The industry doesn’t know normal people because they don’t spend time with normal people. And this ‘advertising world’ doesn’t just stop there, we’ve noticed it at universities and colleges while reviewing student work. There’s a new generation of marketers and advertisers ready to take up the reins.
“But,” I hear you say, “we need our ad-land scene; to be creative, to know what’s cutting-edge, to be on top of new tech, haven’t you ever heard of the scenius?”
Well, if that’s the case, it doesn’t seem to be working.
Recent analysis of US marketers indicates that they think over 50% of their colleagues aren’t being creative enough, and you don’t need us to tell you there’s a bit of an existential crisis going on in adland.
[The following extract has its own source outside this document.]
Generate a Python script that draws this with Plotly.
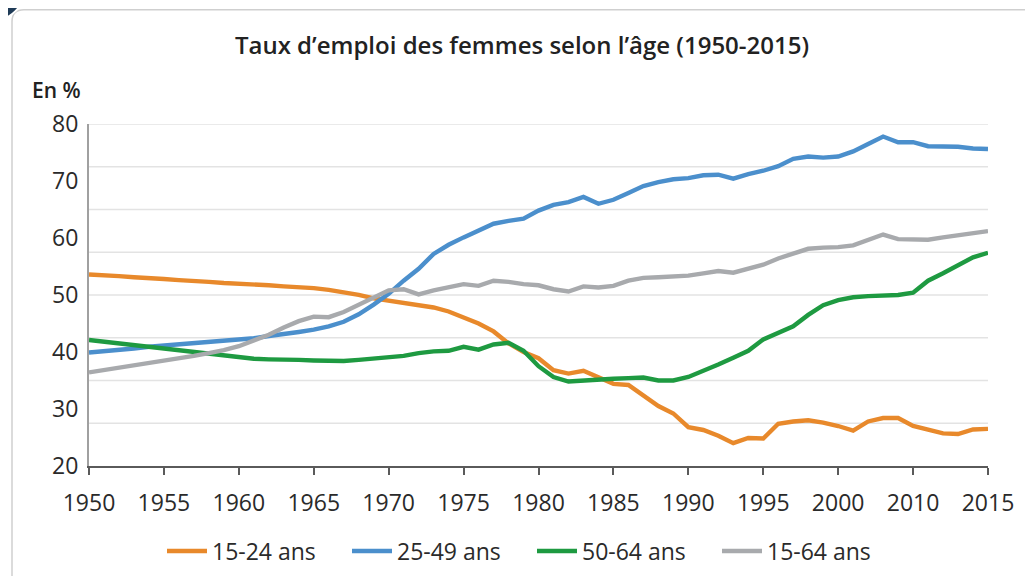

Normal people are saying they’re stalked and bombarded. Consumer research continually reveals growing feelings of apathy for advertising and an increasing use of ad blockers. When asked, only 14% of a panel of consumers thought they were ‘mostly quite realistically portrayed by advertising’. Digging under the headlines you can see this isn’t a distaste for advertising per se, but bad advertising, of which there is undoubtedly more.
Our ivory towers don’t seem to be helping us as much as we might think.
The planner safaris from Ogilvy and other agencies have had enough of a going over before, but they’re still useful illustrations of how the industry deals with this stuff. Create a process, productise it and go and talk to the trade press as if it’s a great PR opp. It’s not, it’s a sign of a problem. If we need to force people who make advertising to get out there in the real world, there’s something seriously wrong.
Perhaps getting out of the ad-land every once in awhile isn’t enough. The industry needs to hire outside its norms, spread itself outside of its traditional strongholds, and realise that continually engaging with the everyday lives of normal people isn’t the death of creativity, but could just be the refreshing shot in the arm the industry needs.